How scottpatten.ca came to be

published Jul 27, 2010

I was happily working away on Leanpub one day when I got a phone call. It was some guy from the city of Vancouver asking why I hadn’t paid for my business license for spatten design.

I explained that I was no longer running spatten design as a business, so there was obviously no need to pay the $200 per year fee. Seemed pretty straight forward to me.

Unfortunately, he wasn’t buying any of that. He had gone all CSI on me and done a Google search for spatten design and found a (gasp!) running web site at http://spattendesign.com. There was a website running called spattendesign.com, therefore I was still in business.

Q E fucking D.

He was quite proud of his cyber sleuthing skills, and didn’t want to hear that the fact that the website was running had no bearing on whether or not I was running it as a business.

The front page of the site looked like this at the time:

spattendesign.com on May 3rd, 2010

Note a few things: 1. It says I work full time at Ruboss 2. The latest blog post was on April 20th. That’s April 20th, 2009. 3. There’s no mention that I do any consulting work as spatten design (and I don’t! Trust me, running a startup and a consultancy is enough work for me.)

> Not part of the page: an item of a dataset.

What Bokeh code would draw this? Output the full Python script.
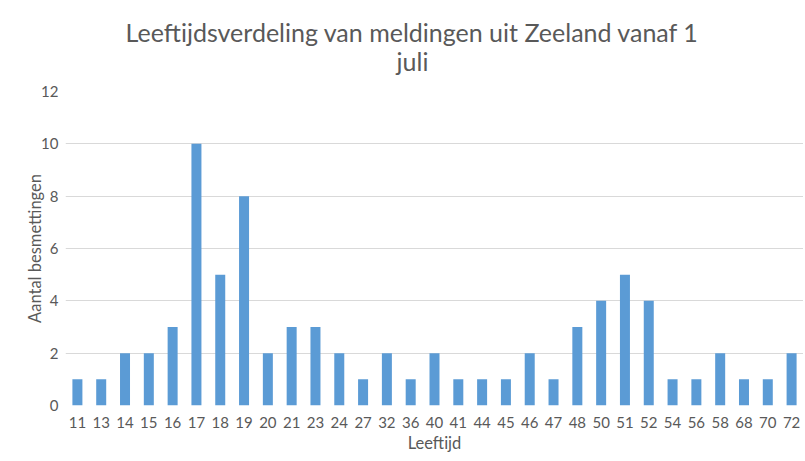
from bokeh.plotting import figure
from bokeh.layouts import column
from bokeh.models import Range1d, FixedTicker
from bokeh.core.properties import value
from bokeh.embed import file_html
from bokeh.resources import INLINE

leeftijd = ["11", "13", "14", "15", "16", "17", "18", "19", "20", "21", "23", "24", "27", "32", "36",
            "40", "41", "44", "45", "46", "47", "48", "50", "51", "52", "54", "56", "58", "68", "70", "72"]
aantal = [1, 1, 2, 2, 3, 10, 5, 8, 2, 3, 3, 2, 1, 2, 1, 2, 1, 1, 1, 2, 1, 3, 4, 5, 4, 1, 1, 2, 1, 1, 2]
y_ticks = [0, 2, 4, 6, 8, 10, 12]
title_lines = ["Leeftijdsverdeling van meldingen uit Zeeland vanaf 1", "juli"]

FONT = "Lato"
GREY = "#595959"
W = 803
TH = 80
LEFT = 65

# --- title strip ---
t = figure(width=W, height=TH, output_backend="svg", toolbar_location=None,
           x_range=Range1d(LEFT, W), y_range=Range1d(0, TH),
           min_border=0, x_axis_type=None, y_axis_type=None)
t.outline_line_color = None
t.grid.grid_line_color = None
t.text(x=[412, 412], y=[TH - 31, TH - 60], text=title_lines,
       text_font=value(FONT), text_font_size="25px", text_color=GREY,
       text_align="center", text_baseline="alphabetic")

# --- chart ---
pos = list(range(1, len(leeftijd) + 1))

p = figure(width=W, height=375, output_backend="svg", toolbar_location=None,
           x_range=Range1d(0.5, len(leeftijd) + 0.5), y_range=Range1d(0, 12),
           min_border_left=LEFT, min_border_right=0, min_border_top=11, min_border_bottom=42)

p.vbar(x=pos, top=aantal, width=0.42, color="#5b9bd5", line_color=None)

p.outline_line_color = None
p.xgrid.grid_line_color = None
p.ygrid.grid_line_color = "#d9d9d9"
p.ygrid.grid_line_width = 1

p.xaxis.ticker = FixedTicker(ticks=pos)
p.xaxis.major_label_overrides = {i: lab for i, lab in zip(pos, leeftijd)}
p.yaxis.ticker = FixedTicker(ticks=y_ticks)

for ax in (p.xaxis[0], p.yaxis[0]):
    ax.axis_line_color = None
    ax.major_tick_line_color = None
    ax.minor_tick_line_color = None
    ax.major_label_text_font = FONT
    ax.major_label_text_font_size = "15px"
    ax.major_label_text_color = GREY
    ax.axis_label_text_font = FONT
    ax.axis_label_text_font_size = "16.5px"
    ax.axis_label_text_color = GREY
    ax.axis_label_text_font_style = "normal"

p.xaxis.axis_label = "Leeftijd"
p.yaxis.axis_label = "Aantal besmettingen"
p.xaxis.major_label_standoff = 5
p.yaxis.major_label_standoff = 1
p.xaxis.axis_label_standoff = 2
p.yaxis.axis_label_standoff = -7

layout = column(t, p, spacing=0)
open("out.html", "w").write(file_html(layout, INLINE))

I tried to explain that there were useful things on that site that people still used (mostly the S3 synch plugin), but he didn’t really care. The only thing I could do to avoid paying $200/year for a business license for a business that does not exist was take down the web site.

After a long and rather unfruitful discussion, I basically hung up on him.

So, here we are. I’ve made spattendesign.com redirect to scottpatten.ca. Hopefully that’s close enough to taking down the site that I don’t get another call from the Googler extraordinaire from the City of Vancouver.

On the plus side, I finally registered scottpatten.ca, and I had a great time getting this site up and running with Jekyll, and got rid of the old blog, which had been running on an old and creaky install of Mephisto. Also, Jekyll makes me actually want to blog (like a hacker).

Don’t worry, this is as close as I get to ranting. Your very irregularly scheduled technical posts will be coming back soon.